Part 7: Orthogonality and Projections
ML/AI
Relevance: Error decomposition, PCA, embeddings
Focus: Gram-Schmidt, projections, orthonormal basis
Orthogonality and projections were shown to be key for decomposing data and
reducing dimensions, setting the stage for PCA.
Part 8: Matrix Inverses and Systems of Equations
ML/AI
Relevance: Solving for parameters, backpropagation
Focus: np.linalg.solve
, invertibility
We explored how matrix inverses solve systems of equations, a concept central
to finding optimal parameters in models.
Part 9: Rank, Nullspace, and the Fundamental Theorem
ML/AI
Relevance: Data compression, under/over-determined systems
Focus: np.linalg.matrix_rank
, SVD intuition
Rank and nullspace illuminated the structure of data and solutions, linking to
compression and system solvability.
Part 10: Eigenvalues and Eigenvectors
ML/AI Relevance: Covariance, PCA, stability, spectral clustering
Focus: np.linalg.eig
, geometric intuition
Eigenvalues and eigenvectors were introduced as tools for understanding data
variance and stability, crucial for PCA and clustering.
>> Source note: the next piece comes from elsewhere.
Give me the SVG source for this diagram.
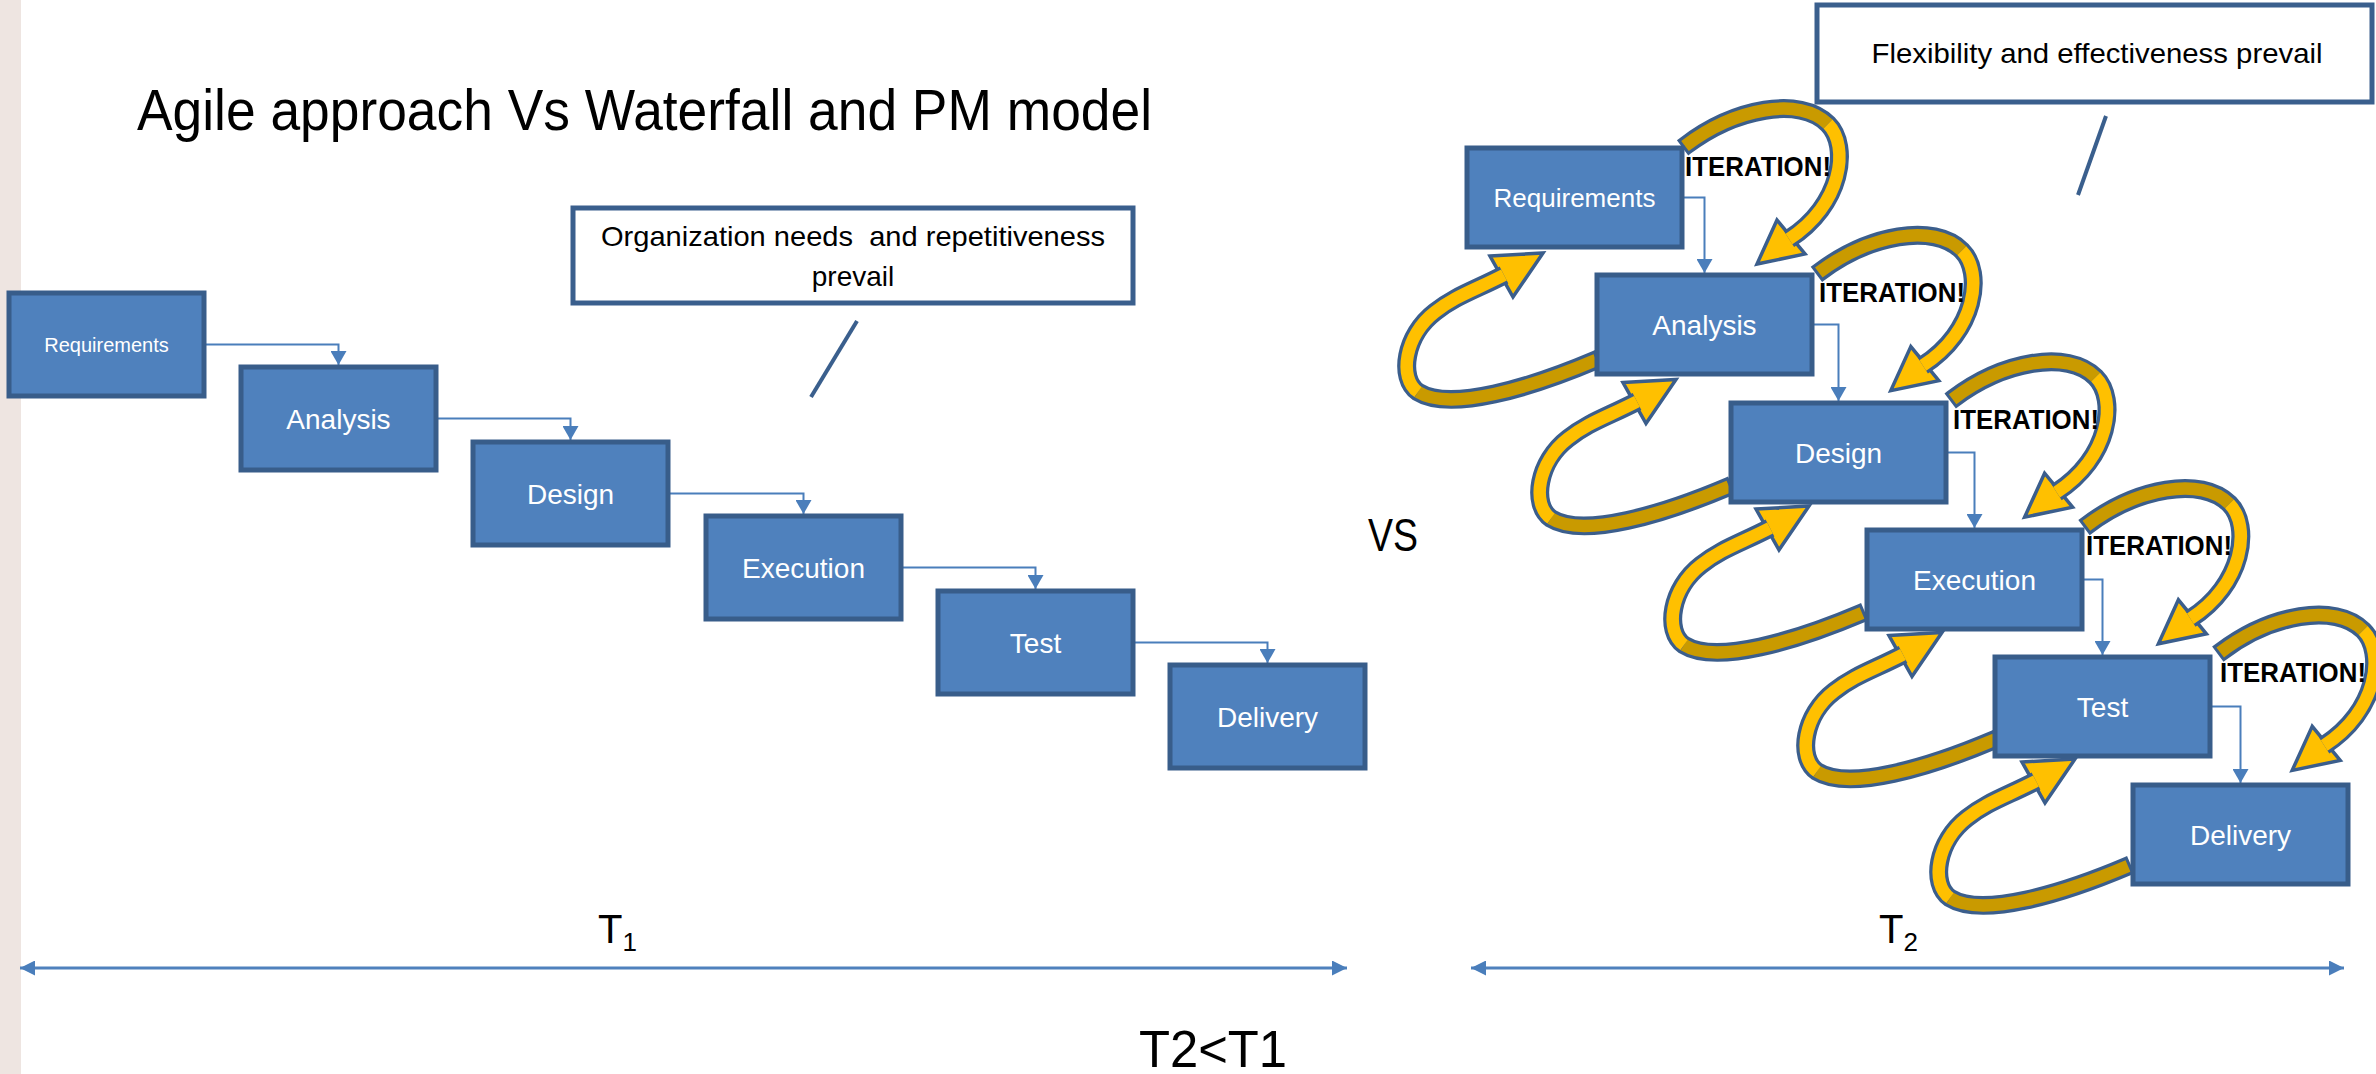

Part 11: Singular Value Decomposition (SVD)
ML/AI
Relevance: Dimensionality reduction, noise filtering, LSA
Focus: np.linalg.svd
, visual demo
SVD was presented as a powerful decomposition method for reducing dimensions
and filtering noise in data.
Part 12: Positive Definite Matrices
ML/AI Relevance: Covariance, kernels, optimization
Focus: Checking PD, Cholesky, quadratic forms
We examined positive definite matrices, essential for ensuring well-behaved
optimization and valid covariance structures.
The final part focused on direct applications and advanced concepts, showcasing how linear algebra drives cutting-edge ML techniques and large-scale systems.
Part 13: Principal Component Analysis (PCA)
ML/AI
Relevance: Dimensionality reduction, visualization
Focus: Step-by-step PCA in code
PCA was implemented as a practical method for reducing data dimensions while
retaining key information, with hands-on coding.
Part 14: Least Squares and Linear Regression
ML/AI
Relevance: Linear models, fitting lines/planes
Focus: Normal equations, SGD, scikit-learn
We connected linear algebra to regression, using least squares to fit models
via the normal equations and stochastic gradient descent.
Part 15: Gradient Descent in Linear Models
ML/AI
Relevance: Optimization, parameter updates
Focus: Matrix calculus, vectorized code
Gradient descent was explored through matrix operations, showing how linear
algebra enables efficient optimization.
Part 16: Neural Networks as Matrix Functions
ML/AI
Relevance: Layers, forward/backward pass, vectorization
Focus: PyTorch modules, parameter shapes
Neural networks were framed as sequences of matrix operations, highlighting
vectorization in forward and backward passes.
Part 17: Tensors and Higher-Order Generalizations
ML/AI
Relevance: Deep learning, NLP, computer vision
Focus: torch.Tensor
, broadcasting, shape tricks
Tensors extended matrix concepts to higher dimensions, critical for deep
learning tasks in NLP and vision.
Part 18: Spectral Methods in ML (Graph Laplacians, etc.)
ML/AI
Relevance: Clustering, graph ML, signal processing
Focus: Laplacian matrices, spectral clustering
Spectral methods using graph Laplacians were introduced for clustering and
graph-based learning.
Part 19: Kernel Methods and Feature Spaces
ML/AI
Relevance: SVM, kernel trick, non-linear features
Focus: Gram matrix, RBF kernels, Mercer’s theorem
Kernel methods enabled non-linear learning via the kernel trick, transforming
data implicitly into higher-dimensional spaces.
Part 20: Random Projections and Fast Transforms
ML/AI
Relevance: Large-scale ML, efficient computation
Focus: Johnson-Lindenstrauss, random matrix code
Finally, random projections and fast transforms addressed scalability,
reducing dimensionality and speeding up computations for massive datasets.